* _GOAL OF THE EXERCISE_
Reproduce nothing but the lines from the one with "Write a Python" through the one with "plt.rcParams['hatch.linewidth'] = 0.6", exactly and with both ends. Omit pictures.
--- BEGIN EXTRACTED RECORDS ---
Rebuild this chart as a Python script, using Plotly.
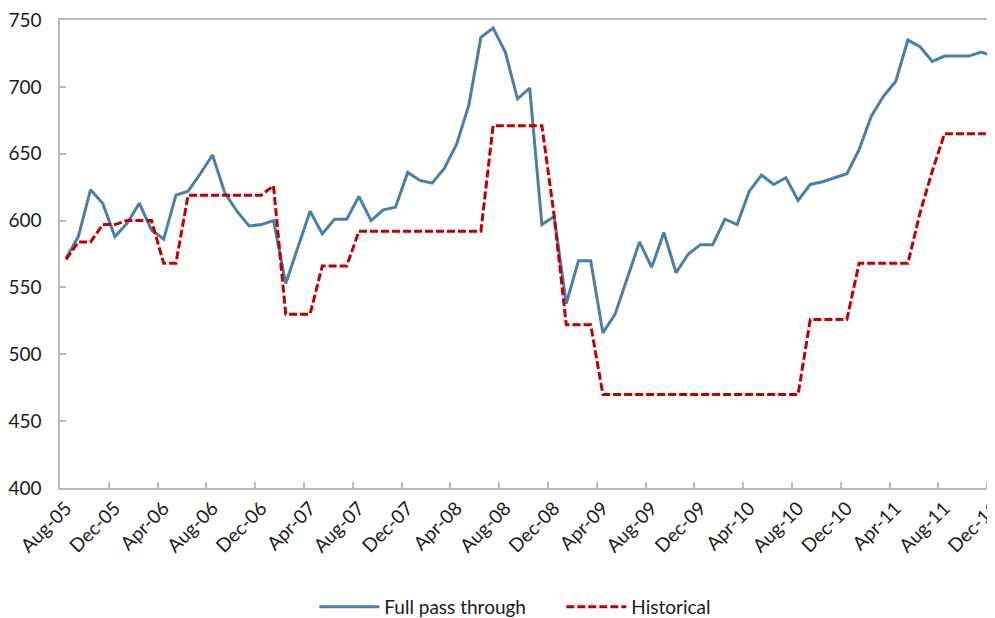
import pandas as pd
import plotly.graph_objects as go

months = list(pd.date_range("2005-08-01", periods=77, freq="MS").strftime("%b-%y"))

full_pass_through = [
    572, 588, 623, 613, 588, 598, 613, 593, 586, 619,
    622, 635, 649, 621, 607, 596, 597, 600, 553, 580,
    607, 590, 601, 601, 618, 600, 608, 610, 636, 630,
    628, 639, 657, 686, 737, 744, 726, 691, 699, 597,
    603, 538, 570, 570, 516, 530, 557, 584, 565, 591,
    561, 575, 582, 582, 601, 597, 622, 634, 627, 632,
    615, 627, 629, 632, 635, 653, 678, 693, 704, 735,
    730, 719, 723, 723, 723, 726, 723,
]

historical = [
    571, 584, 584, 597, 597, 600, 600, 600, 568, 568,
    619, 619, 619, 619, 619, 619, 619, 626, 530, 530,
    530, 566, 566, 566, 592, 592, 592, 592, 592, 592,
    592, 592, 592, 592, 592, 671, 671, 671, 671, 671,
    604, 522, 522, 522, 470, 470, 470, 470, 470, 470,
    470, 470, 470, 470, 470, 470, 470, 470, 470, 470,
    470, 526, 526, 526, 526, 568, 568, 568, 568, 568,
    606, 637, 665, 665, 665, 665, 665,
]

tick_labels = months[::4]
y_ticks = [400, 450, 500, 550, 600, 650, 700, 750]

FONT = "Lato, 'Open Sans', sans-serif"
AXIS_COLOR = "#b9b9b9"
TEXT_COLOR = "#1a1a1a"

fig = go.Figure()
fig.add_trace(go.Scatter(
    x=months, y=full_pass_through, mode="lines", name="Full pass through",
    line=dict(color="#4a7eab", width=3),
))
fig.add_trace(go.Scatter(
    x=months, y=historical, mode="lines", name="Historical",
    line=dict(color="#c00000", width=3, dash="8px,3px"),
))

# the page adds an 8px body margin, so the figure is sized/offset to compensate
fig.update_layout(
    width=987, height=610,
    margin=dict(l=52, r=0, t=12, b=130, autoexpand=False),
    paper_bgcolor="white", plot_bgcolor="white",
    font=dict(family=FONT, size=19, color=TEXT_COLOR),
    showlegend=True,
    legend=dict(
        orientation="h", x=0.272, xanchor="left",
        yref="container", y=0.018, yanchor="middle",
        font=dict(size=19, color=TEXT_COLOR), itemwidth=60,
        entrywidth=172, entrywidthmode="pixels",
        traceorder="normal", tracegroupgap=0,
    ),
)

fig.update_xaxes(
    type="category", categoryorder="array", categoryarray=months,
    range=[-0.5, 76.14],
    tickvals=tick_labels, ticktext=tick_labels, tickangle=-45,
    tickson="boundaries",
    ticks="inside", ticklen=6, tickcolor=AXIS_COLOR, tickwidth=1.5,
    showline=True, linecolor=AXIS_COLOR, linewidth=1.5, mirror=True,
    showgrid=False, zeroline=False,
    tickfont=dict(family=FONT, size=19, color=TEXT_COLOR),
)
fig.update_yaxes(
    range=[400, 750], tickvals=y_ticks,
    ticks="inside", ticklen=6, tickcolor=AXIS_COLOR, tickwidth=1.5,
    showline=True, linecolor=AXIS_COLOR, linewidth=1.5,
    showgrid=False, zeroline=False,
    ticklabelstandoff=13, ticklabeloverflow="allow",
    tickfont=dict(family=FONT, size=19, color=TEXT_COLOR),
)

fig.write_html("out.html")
--- END EXTRACTED RECORDS ---
--- BEGIN EXTRACTED RECORDS ---
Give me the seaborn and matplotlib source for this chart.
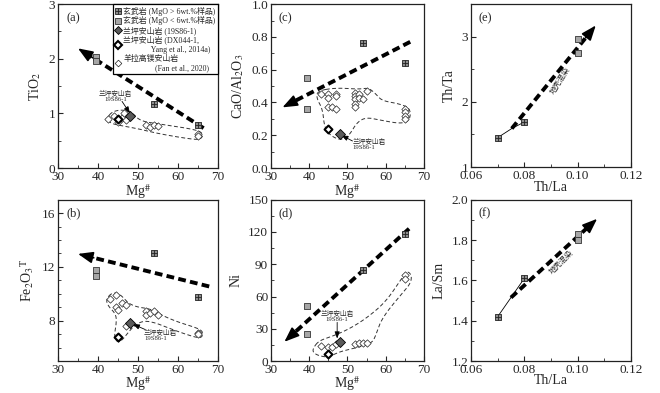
--- END EXTRACTED RECORDS ---
--- BEGIN EXTRACTED RECORDS ---
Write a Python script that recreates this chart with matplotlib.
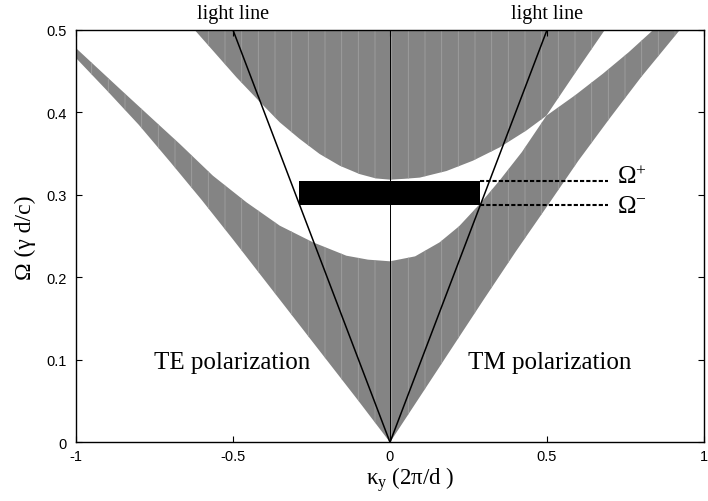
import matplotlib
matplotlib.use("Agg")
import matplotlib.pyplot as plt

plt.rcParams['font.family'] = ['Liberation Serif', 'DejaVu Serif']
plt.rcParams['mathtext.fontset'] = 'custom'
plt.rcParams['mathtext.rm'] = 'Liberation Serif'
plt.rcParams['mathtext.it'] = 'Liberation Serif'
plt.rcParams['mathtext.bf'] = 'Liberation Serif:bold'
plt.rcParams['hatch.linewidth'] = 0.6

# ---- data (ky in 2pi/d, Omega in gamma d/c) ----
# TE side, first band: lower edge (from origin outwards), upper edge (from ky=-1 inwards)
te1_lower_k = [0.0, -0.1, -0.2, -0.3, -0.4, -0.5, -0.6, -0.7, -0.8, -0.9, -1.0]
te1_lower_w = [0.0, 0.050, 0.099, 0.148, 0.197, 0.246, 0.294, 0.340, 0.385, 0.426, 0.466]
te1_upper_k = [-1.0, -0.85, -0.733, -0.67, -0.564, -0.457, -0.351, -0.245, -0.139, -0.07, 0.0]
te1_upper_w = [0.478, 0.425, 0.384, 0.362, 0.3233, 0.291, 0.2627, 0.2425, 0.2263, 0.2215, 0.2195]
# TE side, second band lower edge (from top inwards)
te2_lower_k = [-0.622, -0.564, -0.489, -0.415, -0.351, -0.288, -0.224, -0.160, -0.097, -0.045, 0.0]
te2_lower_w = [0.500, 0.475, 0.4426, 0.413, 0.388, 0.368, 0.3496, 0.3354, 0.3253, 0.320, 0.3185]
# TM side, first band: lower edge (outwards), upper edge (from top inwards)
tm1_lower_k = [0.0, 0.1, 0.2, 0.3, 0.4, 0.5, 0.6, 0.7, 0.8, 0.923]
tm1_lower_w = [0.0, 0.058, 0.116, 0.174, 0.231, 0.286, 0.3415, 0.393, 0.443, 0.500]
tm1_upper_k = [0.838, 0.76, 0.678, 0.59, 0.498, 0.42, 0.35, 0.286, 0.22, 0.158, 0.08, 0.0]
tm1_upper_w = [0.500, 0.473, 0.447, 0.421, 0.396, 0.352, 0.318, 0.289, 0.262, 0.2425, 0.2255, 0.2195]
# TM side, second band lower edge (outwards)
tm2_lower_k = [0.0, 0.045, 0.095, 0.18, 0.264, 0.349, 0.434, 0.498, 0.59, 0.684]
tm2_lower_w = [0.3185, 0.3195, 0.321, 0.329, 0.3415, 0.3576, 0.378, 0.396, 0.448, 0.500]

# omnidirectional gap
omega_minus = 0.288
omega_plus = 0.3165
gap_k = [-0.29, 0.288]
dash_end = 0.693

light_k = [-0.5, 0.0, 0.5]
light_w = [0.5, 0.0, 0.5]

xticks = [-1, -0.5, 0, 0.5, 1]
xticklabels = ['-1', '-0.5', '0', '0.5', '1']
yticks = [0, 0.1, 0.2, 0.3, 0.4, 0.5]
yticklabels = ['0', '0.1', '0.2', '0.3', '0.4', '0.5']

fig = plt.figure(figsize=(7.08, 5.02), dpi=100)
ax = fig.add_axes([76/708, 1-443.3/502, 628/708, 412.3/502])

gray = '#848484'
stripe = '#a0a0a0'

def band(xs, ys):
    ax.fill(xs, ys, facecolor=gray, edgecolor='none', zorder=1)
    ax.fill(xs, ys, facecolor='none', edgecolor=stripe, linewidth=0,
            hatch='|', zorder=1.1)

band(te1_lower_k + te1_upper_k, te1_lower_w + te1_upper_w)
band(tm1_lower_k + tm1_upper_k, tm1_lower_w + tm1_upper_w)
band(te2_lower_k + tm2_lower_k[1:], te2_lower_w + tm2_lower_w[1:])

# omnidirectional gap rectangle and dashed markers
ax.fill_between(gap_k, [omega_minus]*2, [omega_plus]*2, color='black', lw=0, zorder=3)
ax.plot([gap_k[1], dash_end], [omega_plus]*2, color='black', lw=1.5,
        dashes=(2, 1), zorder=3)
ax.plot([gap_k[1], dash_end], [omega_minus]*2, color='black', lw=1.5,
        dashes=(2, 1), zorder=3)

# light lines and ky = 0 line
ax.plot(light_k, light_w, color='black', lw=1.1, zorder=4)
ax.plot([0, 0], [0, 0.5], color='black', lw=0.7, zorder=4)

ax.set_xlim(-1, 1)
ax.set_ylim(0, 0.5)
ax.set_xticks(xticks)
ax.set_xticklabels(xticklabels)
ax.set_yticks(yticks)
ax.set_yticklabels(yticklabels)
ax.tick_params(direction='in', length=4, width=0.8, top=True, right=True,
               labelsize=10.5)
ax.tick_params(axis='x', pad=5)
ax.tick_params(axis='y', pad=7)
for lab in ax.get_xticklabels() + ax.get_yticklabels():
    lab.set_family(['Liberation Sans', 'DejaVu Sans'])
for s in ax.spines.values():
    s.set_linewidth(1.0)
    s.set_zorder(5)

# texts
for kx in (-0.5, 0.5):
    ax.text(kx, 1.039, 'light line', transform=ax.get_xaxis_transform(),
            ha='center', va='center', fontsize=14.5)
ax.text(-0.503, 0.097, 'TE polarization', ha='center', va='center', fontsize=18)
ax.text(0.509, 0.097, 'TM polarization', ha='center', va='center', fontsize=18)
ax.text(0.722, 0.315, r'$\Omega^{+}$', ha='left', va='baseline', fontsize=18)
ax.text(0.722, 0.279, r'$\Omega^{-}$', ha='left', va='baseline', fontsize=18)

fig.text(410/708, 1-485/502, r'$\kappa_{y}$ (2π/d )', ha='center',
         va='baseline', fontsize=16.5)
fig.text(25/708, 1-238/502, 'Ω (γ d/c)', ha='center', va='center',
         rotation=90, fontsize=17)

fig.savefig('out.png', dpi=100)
--- END EXTRACTED RECORDS ---
* _RESULT FOR THIS TASK_
Write a Python script that recreates this chart with matplotlib.
import matplotlib
matplotlib.use("Agg")
import matplotlib.pyplot as plt

plt.rcParams['font.family'] = ['Liberation Serif', 'DejaVu Serif']
plt.rcParams['mathtext.fontset'] = 'custom'
plt.rcParams['mathtext.rm'] = 'Liberation Serif'
plt.rcParams['mathtext.it'] = 'Liberation Serif'
plt.rcParams['mathtext.bf'] = 'Liberation Serif:bold'
plt.rcParams['hatch.linewidth'] = 0.6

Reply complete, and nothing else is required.